Ciraldo questions off the mark: Penrith's Dylan Edwards


Penrith star Dylan Edwards has launched an impassioned defence of his former mentor Cameron Ciraldo, adamant the under-pressure Canterbury coach's character cannot be called into question.

Ciraldo's Bulldogs training regime continues to be the talk of the NRL, amid claims he has been too intense in his bid to turn around the struggling club.

At the centre of the issue remains a punishment dished out to a player at training last month, in which he was made to wrestle several teammates after being late. 

The player, who has not been named, has since taken leave from the club.

Other players have reportedly taken issue with the length of the working day and training loads at Belmore.

Ciraldo on Wednesday defended the club's training methods, pointing out back-to-back premiers Penrith had trained longer days throughout his time there.

Edwards is among the players brought through the grades by Ciraldo at the Panthers, winning an under-20s title under the coach as well as two NRL premierships while Ciraldo was an assistant.

"If his character is being called into question that definitely surprises me," Edwards said. 

"He's a great coach. Great person, really cares about your family and cares about you as a person too.

"He was the best coach for me while he was (at Penrith). I can't speak highly enough of him.
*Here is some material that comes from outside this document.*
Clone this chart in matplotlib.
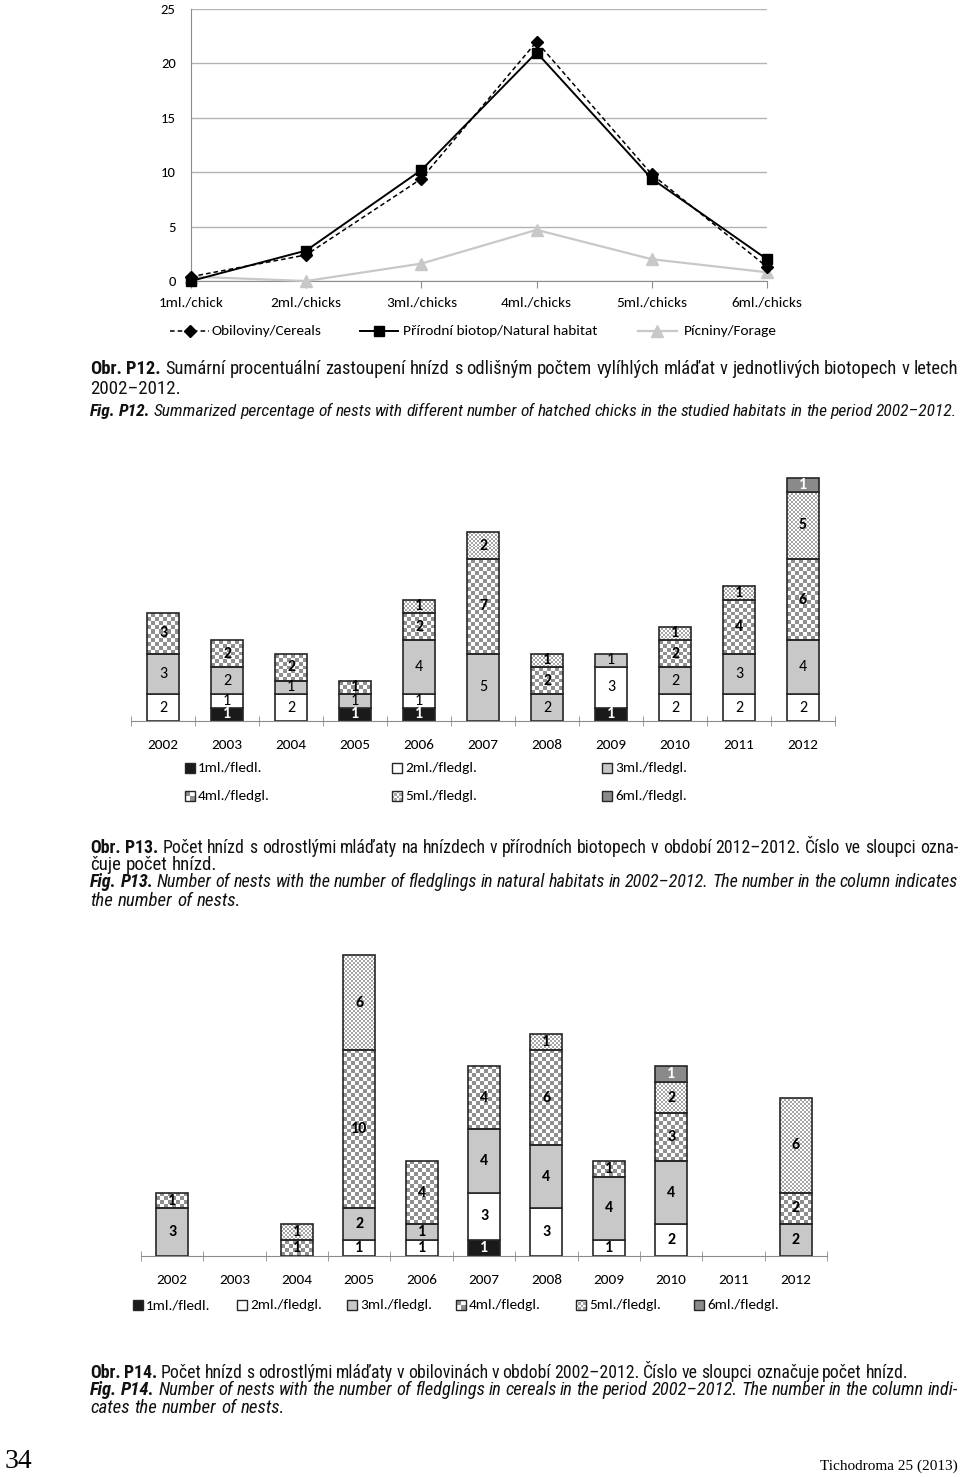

I wouldn't be where I am today without Ciro."

Edwards said the intense nature of training at Penrith was part of what had made the club successful.

"The NRL is hard. You have to train hard and prepare hard to give yourself the best opportunity to be successful," Edwards said.

"Training is hard. It's supposed to be hard.

"Some days might be a bit longer than others but you've just got to do what you've got to do to be successful."

Several clubs spoken to by AAP have confirmed 'punishments' are part of their training regime, ranging from fines to physical challenges and fashion directives.

Sydney Roosters coach Trent Robinson insisted on Thursday they were required for maintaining club standards and that players knew where they stood.

"It's uncomfortable. You know, sometimes those conversations or the actions that you have to impart on people," Robinson said.

"But it's not that hard to be really clear on standards and then adhere to them. If you're not doing that, then there is often punishment.

"We have fines and there's lots of things in life where punishment comes out if you don't adhere to that. It's no different in a footy club. But it has to be elevating as well.

"People like punishment to be honest. Players when they don't do the right thing and they get punished - in some ways, they enjoy that.

"But that punishment needs to be elevating in nature. It needs to be something that they learn a lesson but can also grow from."